ウクライナ危機と円安に起因する喜べない足元のインフレ

日本経済新聞社が民間エコノミスト10人に今後の物価見通しを集計したところ、全国の消費者物価指数の上昇率は当面2%台で推移し、10月に2.2%まで高まるということでした。

しかし、このインフレを私たちは素直に喜ぶわけにはいきません。旺盛な設備投資意欲と個人消費意欲に支えられた好景気による物価上昇ならまだしも、今の物価上昇はロシアのウクライナ侵攻と、日本にとっては円安が大きな原因です。資源価格そのものの価格急騰に加え、日本にとっては円安が資源価格の円建て価格を押し上げます。

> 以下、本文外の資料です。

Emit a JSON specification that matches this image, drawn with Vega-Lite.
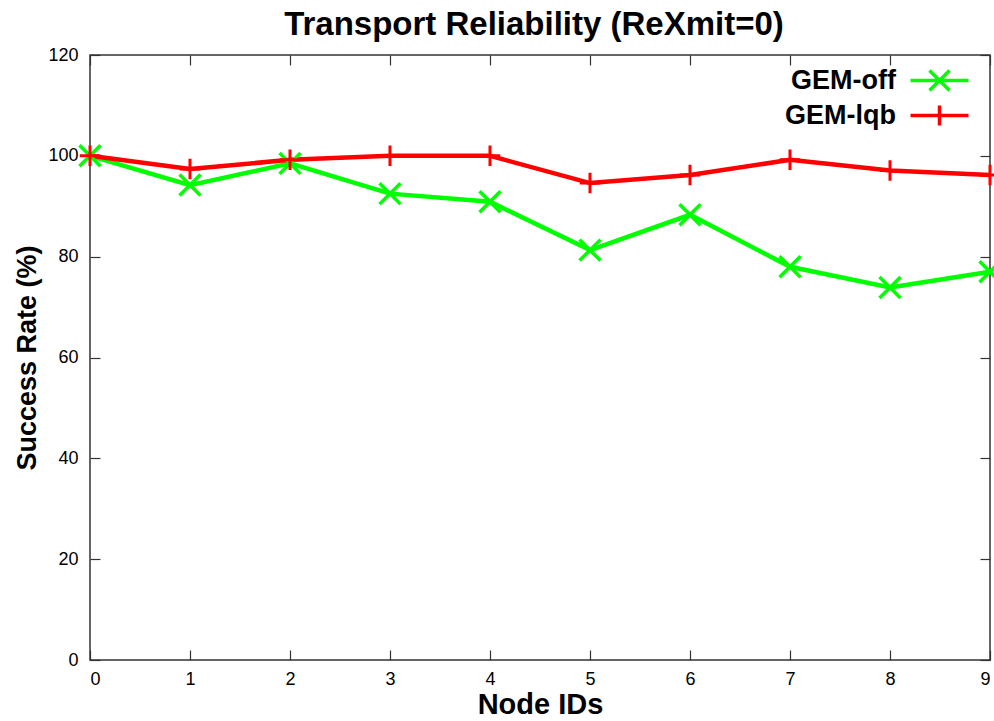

加えて、ロシアとウクライナが世界有数の穀倉地帯であることも、物価上昇に拍車をかけるのではないかと懸念されています。現状、日本の小麦輸入は米国産、カナダ産、豪州産で賄われているため、ウクライナ産やロシア産小麦の流通が戦乱で滞るリスクは回避できていますが、今後、ウクライナ情勢が深刻化した場合、小麦の市場価格が急騰し、その影響を受ける恐れがあることは否定できません。

いずれにしても、今の物価上昇は国内の設備投資意欲や個人消費意欲の高まりという内的要因ではなく、ウクライナ・ロシア紛争と、西側諸国によるロシア制裁とロシアの対抗、そして円安という外的要因によって醸成されており、ここに日本国内のインフレをコントロールする難しさがあります。

国内の景気過熱によるインフレであれば、日銀が金融引き締めを行うことで鎮静させることも可能ですが、地域紛争や円安はいずれも日銀のコントロール下における問題ではありません。

また円安を鎮静化させるには、財務省が外貨準備として保有している米ドルを売るしかありませんが、それは外貨準備高の範囲内での米ドル売り介入しかできないことを意味します。そこを見透かした投機筋が全力で円売りを行ったら、止めどもなく円安が進行する恐れがあります。それはまた、国内のインフレが加速するリスクがあることを意味します。

仮に、それが現実のものになったら、日本にとっては悪性インフレ以外の何物でもありません。国内景気がほとんど回復しないなかでのインフレ昂進は、スタグフレーションそのものです。